Подлинное православное учение о жизни после смерти вопреки всему наполняет верующего именно Божиим страхом, вдохновляя на борьбу с невидимыми врагами, стоящими на нашем пути, ради Царства Небесного. К борьбе призваны все православные христиане, и несправедливостью по отношению к ним будет растрачивание православного учения, для того чтобы сделать его более «комфортным». Пусть каждый читает те православные тексты, которые подходят его духовному уровню, но пусть никто не говорит ему, что можно отвергнуть «неудобные» для него тексты как «басни». Мода и мнения среди людей меняются, но православное Предание остается тем же самым вне зависимости от того, сколь мало число его последователей. Будем же всегда его верными чадами!
Приложение III311
7/20 декабря 1980 г.
Благословение Господне на Вас!
Благодарю Вас за Ваше «Открытое письмо» от 3 ноября и за Ваше личное письмо от 4 ноября. Уверяю Вас, что я не нашел причин для обиды ни в одном из них, для меня они лишь повод к дружескому обсуждению учения (по крайней мере — одной его стороны) и значения двух иерархов и богословов России XIX века — Феофана Затворника и Игнатия Брянчанинова.

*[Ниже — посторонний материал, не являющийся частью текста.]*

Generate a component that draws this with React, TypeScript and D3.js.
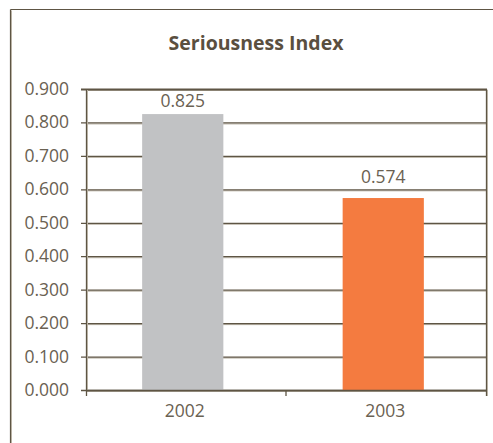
import React from "react";
import * as d3 from "d3";

const categories = ["2002", "2003"];
const values = [0.825, 0.574];
const valueLabels = ["0.825", "0.574"];
const barColors = ["#c1c2c4", "#f47b40"];
const yTicks = [0, 0.1, 0.2, 0.3, 0.4, 0.5, 0.6, 0.7, 0.8, 0.9];
const title = "Seriousness Index";

const W = 493;
const H = 443;
const left = 86;
const right = 487;
const top = 89;
const bottom = 390;
const dark = "#5e5544";
const light = "#b9b2a4";
const textColor = "#6a6152";
const font = "'Open Sans', sans-serif";
const fs = 17.5;

export default function App() {
  const x = d3.scaleBand<string>().domain(categories).range([left, right]).paddingInner(0).paddingOuter(0);
  const y = d3.scaleLinear().domain([0, 0.9]).range([bottom, top]);
  const bw = x.bandwidth() * 0.405;
  const edges = [left, ...categories.map((c) => (x(c) as number) + x.bandwidth())];

  return (
    <svg width={W} height={H} style={{ position: "absolute", left: 0, top: 0, background: "#fff" }}>
      <line x1={10.5} y1={9.5} x2={W} y2={9.5} stroke={dark} strokeWidth={1.2} />
      <line x1={10.5} y1={9.5} x2={10.5} y2={H} stroke={dark} strokeWidth={1.2} />
      <line x1={11.5} y1={10.5} x2={11.5} y2={H} stroke={light} strokeWidth={1} />
      <text x={256} y={50} textAnchor="middle" fontFamily={font} fontWeight={700} fontSize={19.5} fill="#5a4f3f">
        {title}
      </text>
      {yTicks.map((t) => (
        <g key={t}>
          <line x1={left + 1} x2={right} y1={y(t) + 1.5} y2={y(t) + 1.5} stroke={light} strokeWidth={1} />
          <line x1={left - 5} x2={right} y1={y(t) + 0.5} y2={y(t) + 0.5} stroke={dark} strokeWidth={t === 0.9 ? 2 : 1.3} />
          <text x={69} y={y(t) + 6} textAnchor="end" fontFamily={font} fontSize={fs} fill={textColor}>
            {t.toFixed(3)}
          </text>
        </g>
      ))}
      <line x1={left + 0.5} x2={left + 0.5} y1={top} y2={bottom + 6} stroke={dark} strokeWidth={1.3} />
      <line x1={left + 1.5} x2={left + 1.5} y1={top + 1} y2={bottom} stroke={light} strokeWidth={1} />
      {edges.slice(1).map((e, i) => (
        <g key={i}>
          <line x1={e - 0.5} x2={e - 0.5} y1={i === edges.length - 2 ? top : bottom} y2={bottom + 6} stroke={dark} strokeWidth={1.3} />
          {i === edges.length - 2 && <line x1={e + 0.5} x2={e + 0.5} y1={top + 1} y2={bottom + 6} stroke={light} strokeWidth={1} />}
        </g>
      ))}
      {categories.map((c, i) => {
        const cx = (x(c) as number) + x.bandwidth() / 2 - 3.5;
        return (
          <g key={c}>
            <rect x={cx - bw / 2} y={y(values[i])} width={bw} height={bottom - y(values[i])} fill={barColors[i]} />
            <text x={cx} y={y(values[i]) - (i === 0 ? 7 : 15)} textAnchor="middle" fontFamily={font} fontSize={fs} fill={textColor}>
              {valueLabels[i]}
            </text>
            <text x={cx + 2} y={bottom + 27} textAnchor="middle" fontFamily={font} fontSize={fs} fill={textColor}>
              {c}
            </text>
          </g>
        );
      })}
      <line x1={left} x2={right} y1={bottom + 0.5} y2={bottom + 0.5} stroke={dark} strokeWidth={1.5} />
    </svg>
  );
}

Мое замечание в «Предисловии» к «Душе после смерти» о том, что свт. Феофан был, по всей вероятности, «единственным соперником» свт. Игнатия как защитника Православия от современных заблуждений, никоим образом не подразумевало, что свт. Феофан как богослов или как исследователь святоотеческого наследия стоял ниже; просто тогда центром моего внимания был свт. Игнатий, и в этом контексте свт. Феофан кажется «меньшим», что на самом деле не так. Утверждая там же, что защита Православия свт. Феофаном велась на менее «академическом» уровне, чем свт. Игнатием, я ни в коей мере не намеревался умалить свт. Феофана, выразив лишь свое мнение, что в целом свт. Игнатий уделил больше внимания западным воззрениям и детальному их опровержению, тогда как целью свт. Феофана была передача православного Предания, и потому он лишь иногда касался западных заблуждений по отношению к Преданию Церкви. Я имел в виду контраст между пространной апологией свт. Игнатия, включающей объяснение мытарств (что процитировал на с. 73 и далее в «Душе после смерти»), и лаконичным заявлением свт. Феофана (единственным известным мне, где он критиковал западный скептицизм по отношению к учению) о том, что «как ни дикою кажется умникам мысль о мытарствах, но прохождения им не миновать» (Толкование на Псалом 118). Отмечая «академический» уровень подачи материала в трудах свт. Игнатия, я намеревался подчеркнуть, что он больше, чем свт. Феофан, был озабочен полемикой с западными взглядами на их собственном уровне, тогда как свт. Феофан, как кажется, был склонен отвергнуть западные воззрения без многих рассуждений. Но возможно, что это не всегда так.
Итак, я полагаю, что относительно величины и значения двух иерархов между нами нет разногласий. Признаю величие свт. Феофана как богослова и ученого-патролога, и единственное, что послужило усиленному вниманию к свт. Игнатию в «Душе после смерти», было то, что именно он, а не свт. Феофан так обстоятельно писал против западных заблуждений относительно православного учения о жизни после смерти. Я всей душой приветствую Ваше исследование о свт. Феофане, испытываю к нему высочайшее уважение и восхищаюсь им, он ныне не оценен, к сожалению, по достоинству, так как некоторые люди в наши дни наивно считают его «схоластиком» за перевод некоторых западных книг или, вероятно, за употребление западных богословских выражений.
Относительно специального вопроса, по которому свт. Феофан выразил несогласие с учением свт. Игнатия, Вы правы, предполагая в Вашем письме ко мне, что, когда я писал о нем в «Душе после смерти» (с. 36), я не читал брошюры свт. Феофана «Душа и ангел», где излагается критика учения свт. Игнатия, а руководствовался лишь кратким упоминанием об этом у о. Георгия Флоровского.